Das Märchen lebt, ich lebe, schreibe und habe geschrieben und wer Hans vom Glück kennenlernen will, findet sicher eine Gelegenheit, dies zu tun.

Hans Eike von Oppeln-Bronikowski

Zweifel

Ist es, was es ist? Oder doch etwas anderes?

Oft zweifeln wir an der Stimmigkeit einer Einschätzung, einer Botschaft, an den Fähigkeiten anderer Menschen, an der Berechtigung unserer Skepsis und Beurteilung. Ob in Nachrichten oder in persönlichen Gesprächen, überall begegnen uns ständig Zweifel, wobei das Leben aber Eindeutigkeit benötigt, damit es bewältigt werden kann. Da Zweifel nicht zu überwinden sind, passen wir Menschen die Wirklichkeit unseren Zweifeln an. Wir nehmen es persönlich, nur unser Blick, unsere Sicht sollen authentisch sein, selbst dann, wenn es unserer Wahrnehmung widerspricht.

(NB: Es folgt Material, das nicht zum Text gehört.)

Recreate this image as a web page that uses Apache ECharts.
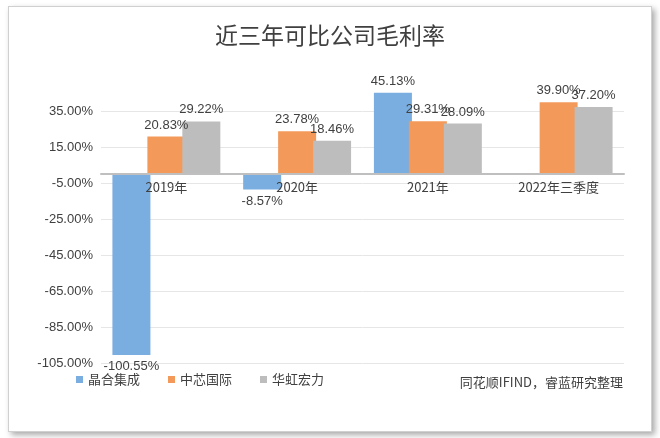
<!DOCTYPE html>
<html><head><meta charset="utf-8">
<script src="https://cdn.jsdelivr.net/npm/echarts@6/dist/echarts.min.js"></script>
<style>html,body{margin:0;padding:0;background:#fff}
#c{position:absolute;left:8px;top:6px;width:642px;height:424px;border:1px solid #d0d0d0;box-shadow:3px 3px 6px #aaa;background:#fff}</style>
</head><body><div id="c"></div>
<script>
const categories=['2019年','2020年','2021年','2022年三季度'];
const jinghe=[-100.55,-8.57,45.13,null];
const zhongxin=[20.83,23.78,29.31,39.90];
const huahong=[29.22,18.46,28.09,37.20];
const yTicks=[-105,-85,-65,-45,-25,-5,15,35];
const chart=echarts.init(document.getElementById('c'));
const lbl={show:true,position:'top',color:'#404040',fontSize:13,fontFamily:'Liberation Sans',formatter:p=>p.value.toFixed(2)+'%'};
const negLbl={show:true,position:'bottom',color:'#404040',fontSize:13,fontFamily:'Liberation Sans',formatter:p=>p.value.toFixed(2)+'%'};
chart.setOption({
 animation:false,
 title:{text:'近三年可比公司毛利率',left:'center',top:12,textStyle:{fontFamily:'Noto Sans CJK SC',fontWeight:'normal',fontSize:23,color:'#404040'}},
 legend:{left:62,bottom:40,itemWidth:7,itemHeight:7,itemGap:28,icon:'rect',textStyle:{fontFamily:'Noto Sans CJK SC',fontSize:13,color:'#404040'}},
 graphic:[{type:'text',right:28,bottom:42,style:{text:'同花顺IFIND，睿蓝研究整理',fontFamily:'Noto Sans CJK SC',fontSize:13,fill:'#404040'}}],
 grid:{left:92,right:27,top:68,bottom:68},
 xAxis:{type:'category',z:10,data:categories,axisLine:{onZero:true,lineStyle:{color:'#bfbfbf',width:2}},axisTick:{show:false},
  axisLabel:{color:'#404040',fontSize:13,fontFamily:'Noto Sans CJK SC',margin:-182}},
 yAxis:{type:'value',min:-105,max:55,axisLine:{show:false},axisTick:{show:false,customValues:yTicks},
  axisLabel:{customValues:yTicks,color:'#404040',fontSize:13,fontFamily:'Liberation Sans',formatter:v=>v.toFixed(2)+'%'},
  splitLine:{lineStyle:{color:'#e6e6e6'}}},
 series:[
  {name:'晶合集成',type:'bar',data:jinghe.map(v=>v==null?null:{value:v,label:v<0?negLbl:lbl}),barWidth:38,barGap:'-8%',itemStyle:{color:'#7aaee0'},label:lbl},
  {name:'中芯国际',type:'bar',data:zhongxin,barWidth:38,barGap:'-8%',itemStyle:{color:'#f39a5b'},label:lbl},
  {name:'华虹宏力',type:'bar',data:huahong,barWidth:38,barGap:'-8%',itemStyle:{color:'#bdbdbd'},label:lbl}
 ]
});
</script></body></html>
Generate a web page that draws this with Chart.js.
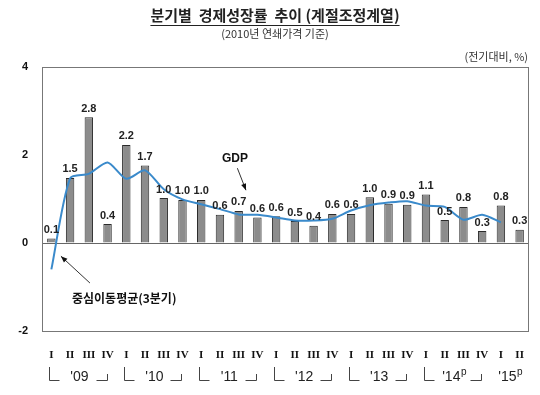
<!DOCTYPE html>
<html>
<head>
<meta charset="utf-8">
<script src="https://cdn.jsdelivr.net/npm/chart.js@4.4.1/dist/chart.umd.min.js"></script>
<style>
  html, body { margin: 0; padding: 0; background: #fff; }
  #wrap { width: 540px; height: 395px; position: relative; }
</style>
</head>
<body>
<div id="wrap"><canvas id="growthChart" width="540" height="395"></canvas></div>
<script>
// Quarterly real GDP growth (q/q, seasonally adjusted), 2009 Q1 - 2015 Q2
const quarters = ['I','II','III','IV','I','II','III','IV','I','II','III','IV','I','II','III','IV',
                  'I','II','III','IV','I','II','III','IV','I','II'];
const growth = [0.1, 1.48, 2.86, 0.43, 2.23, 1.76, 1.02, 0.98, 0.98, 0.64, 0.73, 0.58, 0.61,
                0.5, 0.39, 0.66, 0.66, 1.04, 0.89, 0.87, 1.1, 0.52, 0.82, 0.27, 0.85, 0.3];
const growthLabels = ['0.1','1.5','2.8','0.4','2.2','1.7','1.0','1.0','1.0','0.6','0.7','0.6','0.6',
                      '0.5','0.4','0.6','0.6','1.0','0.9','0.9','1.1','0.5','0.8','0.3','0.8','0.3'];
// centred 3-quarter moving average (no value for the last quarter)
const movingAvg = [-0.6, 1.47, 1.57, 1.83, 1.46, 1.65, 1.22, 0.99, 0.88, 0.77, 0.65, 0.64, 0.58,
                   0.51, 0.51, 0.55, 0.74, 0.86, 0.92, 0.95, 0.85, 0.82, 0.53, 0.64, 0.47, null];
const years = ["'09", "'10", "'11", "'12", "'13", "'14", "'15"];
const prelimYears = ["'14", "'15"];
const yTicks = [-2, 0, 2, 4];

const KR = '"Noto Sans CJK KR", "Noto Sans", sans-serif';
const SANS = '"Liberation Sans", Arial, sans-serif';

function arrow(ctx, x1, y1, x2, y2) {
    const a = Math.atan2(y2 - y1, x2 - x1);
    ctx.beginPath();
    ctx.moveTo(x1, y1);
    ctx.lineTo(x2, y2);
    ctx.stroke();
    ctx.beginPath();
    ctx.moveTo(x2, y2);
    ctx.lineTo(x2 - 7 * Math.cos(a - 0.38), y2 - 7 * Math.sin(a - 0.38));
    ctx.lineTo(x2 - 7 * Math.cos(a + 0.38), y2 - 7 * Math.sin(a + 0.38));
    ctx.closePath();
    ctx.fill();
}

// Titles, frame, bar labels, year brackets and callouts
const extras = {
    id: 'extras',
    afterDatasetsDraw(chart) {
        const ctx = chart.ctx;
        const area = chart.chartArea;
        const xs = chart.scales.x, ys = chart.scales.y;
        const px = (i, v) => [xs.getPixelForValue(i), ys.getPixelForValue(v)];
        ctx.save();

        // frame
        ctx.strokeStyle = '#777';
        ctx.lineWidth = 1;
        ctx.strokeRect(area.left + 0.5, area.top + 0.5, area.right - area.left - 1, area.bottom - area.top);

        // bar value labels
        const bars = chart.getDatasetMeta(0).data;
        ctx.fillStyle = '#222';
        ctx.font = 'bold 11px ' + SANS;
        ctx.textAlign = 'center';
        ctx.textBaseline = 'bottom';
        bars.forEach((bar, i) => {
            ctx.fillText(growthLabels[i], bar.x, bar.y - 3);
        });

        // title
        const cx = 275;
        ctx.font = 'bold 15px ' + KR;
        ctx.textBaseline = 'middle';
        const title = '분기별  경제성장률  추이 (계절조정계열)';
        ctx.fillText(title, cx, 15);
        const tw = ctx.measureText(title).width;
        ctx.strokeStyle = '#222';
        ctx.beginPath();
        ctx.moveTo(cx - tw / 2, 25.5);
        ctx.lineTo(cx + tw / 2, 25.5);
        ctx.stroke();

        ctx.font = '11px ' + KR;
        ctx.fillStyle = '#333';
        ctx.fillText('(2010년 연쇄가격 기준)', cx, 34);
        ctx.textAlign = 'right';
        ctx.fillText('(전기대비, %)', area.right - 1, 57);

        // year brackets under the quarter labels
        ctx.strokeStyle = '#444';
        ctx.fillStyle = '#222';
        const yb = area.bottom + 49.5;
        years.forEach((yr, k) => {
            const i0 = 4 * k;
            const i3 = i0 + 3;
            let mid = xs.getPixelForValue(i0 + 1.5);
            if (i3 < quarters.length) {
                const xl = Math.round(xs.getPixelForValue(i0)) - 1.5;
                const xr = Math.round(xs.getPixelForValue(i3)) - 0.5;
                ctx.beginPath();
                ctx.moveTo(xl, area.bottom + 36);
                ctx.lineTo(xl, yb);
                ctx.lineTo(xl + 10, yb);
                ctx.moveTo(xr - 11, yb);
                ctx.lineTo(xr, yb);
                ctx.lineTo(xr, area.bottom + 43);
                ctx.stroke();
            } else {
                mid = xs.getPixelForValue(i0 + 0.5);
            }
            ctx.textBaseline = 'alphabetic';
            ctx.font = '14px ' + SANS;
            const w1 = ctx.measureText(yr).width;
            const prelim = prelimYears.includes(yr);
            ctx.font = '10px ' + SANS;
            const w2 = prelim ? ctx.measureText('p').width : 0;
            const start = mid - (w1 + w2) / 2;
            ctx.textAlign = 'left';
            ctx.font = '14px ' + SANS;
            ctx.fillText(yr, start, area.bottom + 50);
            if (prelim) {
                ctx.font = '10px ' + SANS;
                ctx.fillText('p', start + w1 + 0.5, area.bottom + 44);
            }
        });

        // callouts
        ctx.strokeStyle = '#333';
        ctx.fillStyle = '#111';
        ctx.lineWidth = 1;
        ctx.font = 'bold 12px ' + SANS;
        ctx.textAlign = 'center';
        ctx.textBaseline = 'middle';
        let p = px(9.8, 1.91);
        ctx.fillText('GDP', p[0], p[1]);
        let a = px(9.93, 1.7), b = px(10.39, 1.2);
        arrow(ctx, a[0], a[1], b[0], b[1]);

        ctx.font = 'bold 12px ' + KR;
        ctx.textAlign = 'left';
        p = px(1.1, -1.27);
        ctx.fillText('중심이동평균(3분기)', p[0], p[1]);
        a = px(2.06, -0.91); b = px(0.51, -0.3);
        arrow(ctx, a[0], a[1], b[0], b[1]);

        ctx.restore();
    }
};

const ctx = document.getElementById('growthChart').getContext('2d');
new Chart(ctx, {
    data: {
        labels: quarters,
        datasets: [{
            type: 'bar',
            label: 'GDP',
            data: growth,
            backgroundColor: '#8c8c8c',
            borderColor: '#2b2b2b',
            borderWidth: 1,
            barPercentage: 0.45,
            categoryPercentage: 1,
            order: 2
        }, {
            type: 'line',
            label: '중심이동평균(3분기)',
            data: movingAvg,
            borderColor: '#3a8acb',
            borderWidth: 2,
            pointRadius: 0,
            tension: 0.25,
            fill: false,
            order: 1
        }]
    },
    options: {
        responsive: false,
        animation: false,
        devicePixelRatio: 1,
        layout: { padding: { top: 67, right: 11, left: 0, bottom: 0 } },
        plugins: {
            legend: { display: false },
            tooltip: { enabled: false }
        },
        scales: {
            x: {
                grid: { display: false },
                border: { display: false },
                ticks: {
                    color: '#111',
                    font: { family: '"Liberation Serif", "Times New Roman", serif', weight: 'bold', size: 11 },
                    padding: 10,
                    maxRotation: 0,
                    autoSkip: false
                },
                afterFit(scale) { scale.height = 64; }
            },
            y: {
                min: -2,
                max: 4,
                afterBuildTicks(scale) { scale.ticks = yTicks.map(v => ({ value: v })); },
                grid: {
                    drawTicks: false,
                    color: c => (c.tick && c.tick.value === 0) ? '#666' : 'rgba(0,0,0,0)'
                },
                border: { display: false },
                ticks: {
                    color: '#111',
                    font: { family: SANS, weight: 'bold', size: 11 },
                    padding: 14
                },
                afterFit(scale) { scale.width = 42; }
            }
        }
    },
    plugins: [extras]
});
</script>
</body>
</html>
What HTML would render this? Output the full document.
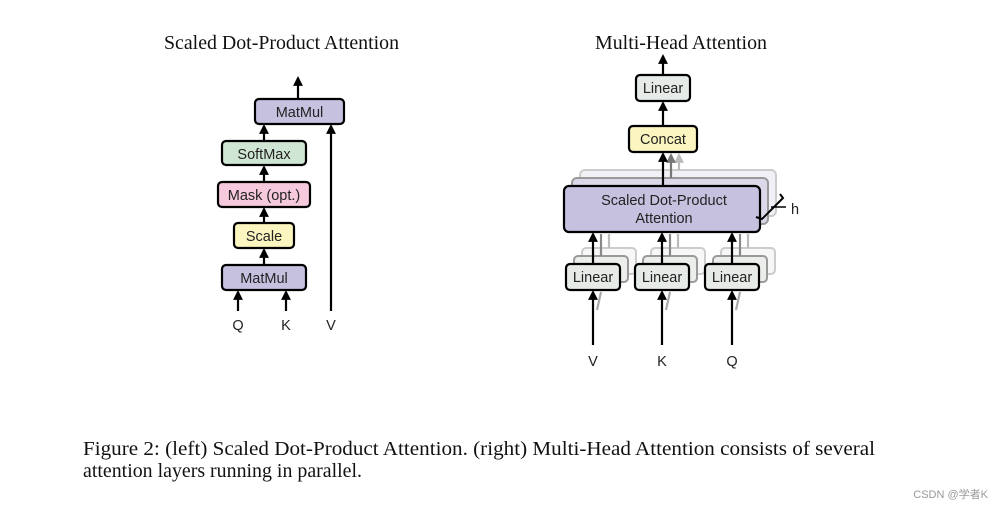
<!DOCTYPE html>
<html><head><meta charset="utf-8"><style>
html,body{margin:0;padding:0;background:#fff;}
svg{display:block;}
.s{font-family:"Liberation Sans",sans-serif;font-size:14.5px;fill:#222;}
.t{font-family:"Liberation Serif",serif;font-size:19.5px;fill:#111;}
</style></head><body>
<svg width="1005" height="509" viewBox="0 0 1005 509" xmlns="http://www.w3.org/2000/svg">
<defs>
<marker id="a" viewBox="0 0 10 10" refX="8" refY="5" markerWidth="4.5" markerHeight="4.5" orient="auto"><path d="M0,0 L10,5 L0,10 z" fill="#000"/></marker>
<marker id="ag" viewBox="0 0 10 10" refX="8" refY="5" markerWidth="4.5" markerHeight="4.5" orient="auto"><path d="M0,0 L10,5 L0,10 z" fill="#777"/></marker>
<marker id="al" viewBox="0 0 10 10" refX="8" refY="5" markerWidth="4.5" markerHeight="4.5" orient="auto"><path d="M0,0 L10,5 L0,10 z" fill="#bbb"/></marker>
</defs>
<text class="t" x="164" y="49" textLength="235" lengthAdjust="spacingAndGlyphs">Scaled Dot-Product Attention</text>
<text class="t" x="595" y="49" textLength="172" lengthAdjust="spacingAndGlyphs">Multi-Head Attention</text>

<g stroke="#000" stroke-width="2.2" fill="none">
<line x1="298" y1="99" x2="298" y2="78" marker-end="url(#a)"/>
<line x1="264" y1="141" x2="264" y2="126" marker-end="url(#a)"/>
<line x1="264" y1="182" x2="264" y2="167" marker-end="url(#a)"/>
<line x1="264" y1="223" x2="264" y2="209" marker-end="url(#a)"/>
<line x1="264" y1="265" x2="264" y2="250" marker-end="url(#a)"/>
<line x1="238" y1="311" x2="238" y2="292" marker-end="url(#a)"/>
<line x1="286" y1="311" x2="286" y2="292" marker-end="url(#a)"/>
<line x1="331" y1="311" x2="331" y2="126" marker-end="url(#a)"/>
</g>
<g stroke="#000" stroke-width="2.2">
<rect x="255" y="99" width="89" height="25" rx="4" fill="#c7c1e0"/>
<rect x="222" y="141" width="84" height="24" rx="4" fill="#cfe6d4"/>
<rect x="218" y="182" width="92" height="25" rx="4" fill="#f6c9dd"/>
<rect x="234" y="223" width="60" height="25" rx="4" fill="#fbf5bf"/>
<rect x="222" y="265" width="84" height="25" rx="4" fill="#c7c1e0"/>
</g>
<text class="s" x="299.5" y="117" text-anchor="middle">MatMul</text>
<text class="s" x="264" y="159" text-anchor="middle">SoftMax</text>
<text class="s" x="264" y="200" text-anchor="middle">Mask (opt.)</text>
<text class="s" x="264" y="241" text-anchor="middle">Scale</text>
<text class="s" x="264" y="283" text-anchor="middle">MatMul</text>
<text class="s" x="238" y="330" text-anchor="middle" font-size="17">Q</text>
<text class="s" x="286" y="330" text-anchor="middle" font-size="17">K</text>
<text class="s" x="331" y="330" text-anchor="middle" font-size="17">V</text>

<g fill="#f1f0f6" stroke="#ccc" stroke-width="2">
<rect x="580" y="170" width="196" height="46" rx="5"/>
</g>
<g fill="#dcd8ea" stroke="#999" stroke-width="2">
<rect x="572" y="178" width="196" height="46" rx="5"/>
</g>
<g stroke="#ccc" stroke-width="2" fill="#f6f7f6">
<rect x="582" y="248" width="54" height="26" rx="4"/>
<rect x="651" y="248" width="54" height="26" rx="4"/>
<rect x="721" y="248" width="54" height="26" rx="4"/>
</g>
<g stroke="#999" stroke-width="2" fill="#eceeec">
<rect x="574" y="256" width="54" height="26" rx="4"/>
<rect x="643" y="256" width="54" height="26" rx="4"/>
<rect x="713" y="256" width="54" height="26" rx="4"/>
</g>
<g stroke-width="2.2" fill="none">
<line x1="609" y1="248" x2="609" y2="234" stroke="#bbb"/>
<line x1="601" y1="256" x2="601" y2="234" stroke="#888"/>
<line x1="678" y1="248" x2="678" y2="234" stroke="#bbb"/>
<line x1="670" y1="256" x2="670" y2="234" stroke="#888"/>
<line x1="748" y1="248" x2="748" y2="234" stroke="#bbb"/>
<line x1="740" y1="256" x2="740" y2="234" stroke="#888"/>
<line x1="679" y1="170" x2="679" y2="155" stroke="#bbb" marker-end="url(#al)"/>
<line x1="671" y1="178" x2="671" y2="155" stroke="#777" marker-end="url(#ag)"/>
<line x1="597" y1="310" x2="601" y2="292" stroke="#aaa"/>
<line x1="666" y1="310" x2="670" y2="292" stroke="#aaa"/>
<line x1="736" y1="310" x2="740" y2="292" stroke="#aaa"/>
</g>
<g stroke="#000" stroke-width="2.2" fill="none">
<line x1="663" y1="75" x2="663" y2="56" marker-end="url(#a)"/>
<line x1="663" y1="126" x2="663" y2="103" marker-end="url(#a)"/>
<line x1="663" y1="186" x2="663" y2="154" marker-end="url(#a)"/>
<line x1="593" y1="264" x2="593" y2="234" marker-end="url(#a)"/>
<line x1="662" y1="264" x2="662" y2="234" marker-end="url(#a)"/>
<line x1="732" y1="264" x2="732" y2="234" marker-end="url(#a)"/>
<line x1="593" y1="345" x2="593" y2="292" marker-end="url(#a)"/>
<line x1="662" y1="345" x2="662" y2="292" marker-end="url(#a)"/>
<line x1="732" y1="345" x2="732" y2="292" marker-end="url(#a)"/>
</g>
<g stroke="#000" stroke-width="2.2">
<rect x="636" y="75" width="54" height="26" rx="4" fill="#e6ebe8"/>
<rect x="629" y="126" width="68" height="26" rx="4" fill="#fbf5bf"/>
<rect x="564" y="186" width="196" height="46" rx="5" fill="#c7c1e0"/>
<rect x="566" y="264" width="54" height="26" rx="4" fill="#e6ebe8"/>
<rect x="635" y="264" width="54" height="26" rx="4" fill="#e6ebe8"/>
<rect x="705" y="264" width="54" height="26" rx="4" fill="#e6ebe8"/>
</g>
<path d="M780,194 L783,198 L762,219 L756,217" stroke="#000" stroke-width="2" fill="none"/>
<line x1="771" y1="207" x2="786" y2="207" stroke="#000" stroke-width="1.5"/>
<text class="s" x="791" y="214" font-size="15">h</text>
<text class="s" x="663" y="93" text-anchor="middle">Linear</text>
<text class="s" x="663" y="144" text-anchor="middle">Concat</text>
<text class="s" x="664" y="205" text-anchor="middle">Scaled Dot-Product</text>
<text class="s" x="664" y="223" text-anchor="middle">Attention</text>
<text class="s" x="593" y="282" text-anchor="middle">Linear</text>
<text class="s" x="662" y="282" text-anchor="middle">Linear</text>
<text class="s" x="732" y="282" text-anchor="middle">Linear</text>
<text class="s" x="593" y="366" text-anchor="middle" font-size="17">V</text>
<text class="s" x="662" y="366" text-anchor="middle" font-size="17">K</text>
<text class="s" x="732" y="366" text-anchor="middle" font-size="17">Q</text>

<text class="t" x="83" y="455" textLength="792" lengthAdjust="spacingAndGlyphs">Figure 2: (left) Scaled Dot-Product Attention. (right) Multi-Head Attention consists of several</text>
<text class="t" x="83" y="477" textLength="279" lengthAdjust="spacingAndGlyphs">attention layers running in parallel.</text>
<text x="988" y="498" text-anchor="end" font-family="Liberation Sans, Noto Sans CJK SC, sans-serif" font-size="11" fill="#999">CSDN @学者K</text>
</svg>
</body></html>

Wir begegnen den möglichen Zweifeln an unserer Festlegung mit der Behauptung derer Gewissheit und versuchen dadurch, Zweifel zu eliminieren, wohlwissend, dass sie weiter schwelen und uns veranlassen, mit der Behauptung der Gewissheit eigene Zweifel zu unterdrücken. Doch nagt der Zweifel weiter an unserer Sicherheit, macht uns trotzig, wütend, schuldbewusst und aggressiv. Wir können zwar versuchen, Zweifel zu zerstreuen, auszublenden, gar zu unterdrücken, er meldet sich aber bei jeder Achsenverschiebung unseres Blickwinkels zurück, beansprucht wieder die Deutungshoheit: „Hab ich doch schon immer gesagt!“

Da unsere eigene Erkenntnisfähigkeit nur fragmentarisch sein kann, begegnen wir ahnungslos, allenfalls ahnend, was sich nach unserer Vorstellung hinter dem Zweifel verbirgt. Mangels Erkenntnis spielen wir eine Rolle, die uns Selbstbewusstsein verleiht, uns ermöglicht, den im Zweifel und in der Skepsis immanent vorhandenen Widerstand gegen unsere Wahrnehmung und unser Handeln zu überwinden und eine Manifestation des Wissens, Wollens und Handelns erlaubt.